EDINBURG — Three former economic development board members said Wednesday they voluntarily left their positions due to time constraints.
Julio Carranza, Isael Posadas and Noe Sauceda said the time required to actively participate on the Edinburg Economic Development Corporation board conflicted with their businesses.
Carranza, owner of Carranza Development LLC, said the “long, but productive” meetings conflicted with the growth of his company.
“I have a lot of new developments coming up, and that’s really taking up all of my time,” he said. “I don’t feel that it would be a service to the community to not be available 100 percent of the time.”
Posadas, the owner of a local engineering firm, echoed that sentiment.
“I requested to be off the board because of the amount of time it was taking,” he said. “Ultimately, I think I can be more effective if I participate in projects, well no, not projects, but assist the city in other ways.”
Sauceda said he spoke about stepping down with Mayor Richard Molina when he first accepted the position four months ago.

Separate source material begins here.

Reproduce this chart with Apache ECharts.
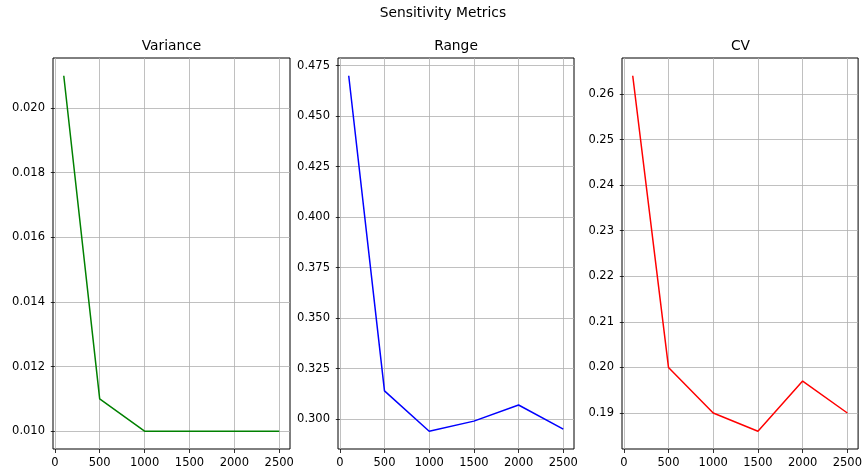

Spring is the busiest time for his teacher-certification business, Teacher Builder, because that’s when it focuses on statewide recruitment efforts.
“I figured I’d be the only one that would have to be replaced,” Sauceda said. “I just wish I had more time to put into it.”
Their abrupt departure from the EDC board caused a stir during a city meeting Tuesday when council members voted themselves in as their replacements, leaving only Councilman Homer Jasso Jr. out of the equation.
Mike Farias, an Edinburg school trustee, is the only member of the EDC board who does not also sit on the Edinburg council.
Shortly after the replacements were announced, many of Molina’s critics insinuated he had pushed the members out, but the former board members disputed that accusation.
“That’s going to be the furthest from the truth,” Posadas said. “As a matter of fact, there was no pressure from anybody on the council on the decisions I’ve made so far — never any undue influence on me.”
All three former board members said they were confident the EDC would continue to move forward with the help of its new executive director, Joey Treviño, and the new board members.
“I didn’t think the task would be this difficult,” Sauceda said. “I now have a newfound respect for public servants … it’s work. It doesn’t happen by itself. Someone’s gotta do it.”
And as far as Edinburg’s future, they all remained optimistic.
“I feel that there are now a lot of people that are watching Edinburg, and I’m confident that there are enough eyes and ears out there that people will be held accountable for elected officials’ actions,” Posadas said. “But I’m very optimistic in the future of Edinburg.”